Dados sobre os adolescente de hoje, porém, ainda não mostram um salto na preocupação com o tema. Pesquisa da Organização das Nações Unidas (ONU) sobre as mudanças climáticas mostrou que 38% das pessoas com mais de 60 anos pensam diariamente sobre as mudanças climáticas, enquanto o indicador para os entrevistados com menos de 18 anos foi de 27%.
Saúde mental
A geração hiperconectada e antenada aos vários temas que movem o mundo também deve sofrer com ansiedade e outros problemas da saúde mental. A vantagem é que, já entre os adultos Z e Millennials, esse campo ganhou mais valorizações do que entre as gerações anteriores.

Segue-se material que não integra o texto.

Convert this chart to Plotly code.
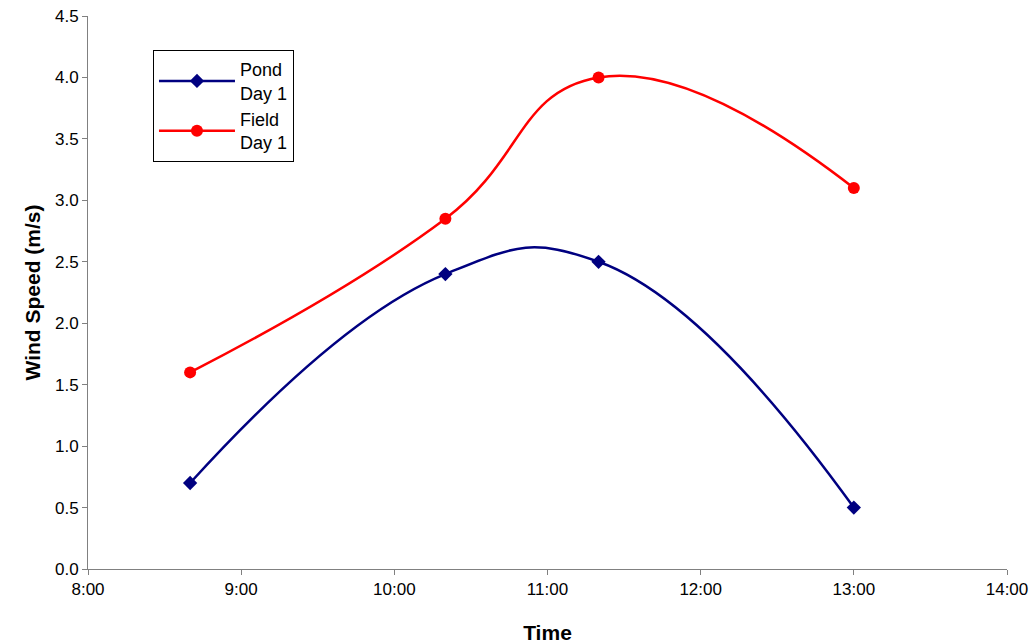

“Diferentemente do passado em que se escondia quando uma criança fazia terapia, para esta geração a saúde mental será um investimento. Eles são filhos de pais traumatizados com essas questões. Hoje ouvimos muito sobre letramento emocional, mas é claro que só saberemos os resultados na prática”, explica Marina.
Ajudar os Beta a ter esse equilíbrio será um desafio. “Teremos de trabalhar com eles o balanço entre essa alta expectativa e a necessidade de estar antenado a tudo e a todos os estímulos que recebem, para que isso não os sobrecarregue. É ensiná-los a ser mais seletivos”, afirma Marisabel.
Para Lance B. Eliot, cientista e consultor em inteligência artificial, a tecnologia também será usada como fonte de soluções pra questões de saúde mental. “Ouso dizer que é provável que crianças que crescem com a IA em seus smartphones, óculos, colares e outros dispositivos vestíveis vão se tornar grandemente dependentes de conselhos sobre saúde mental fornecidos pela IA”, escreveu em artigo para o site da Forbes, em janeiro.
Quem é quem em cada geração*:
- Baby Boomers (1946-1964): nascem no contexto histórico posterior à Segunda Guerra Mundial (1939-1945) buscam por estabilidade no trabalho e vida pessoal, adotaram a tecnologia mais tarde.
- Geração X (1965-1979): vivem a consolidação da era digital, procuram por independência e mais equilíbrio entre trabalho e vida pessoal, aceitam o empreendedorismo como carreira.
- Geração Y ou Millennials (1980-1994): marcados pela expansão da internet e globalização, buscam por experiências com propósito e valorizam flexibilidade no trabalho.
- Geração Z (1995-2009): vivem o aumento do uso da tecnologia e o impacto das redes sociais, cresceram com acesso à internet e às mídias digitais, preferem trabalhar por projetos.
- Geração Alpha (2010-2024): marcada até agora pela pandemia, pelo uso de equipamentos tecnológicos e pelo modelo de trabalho e educação a distância.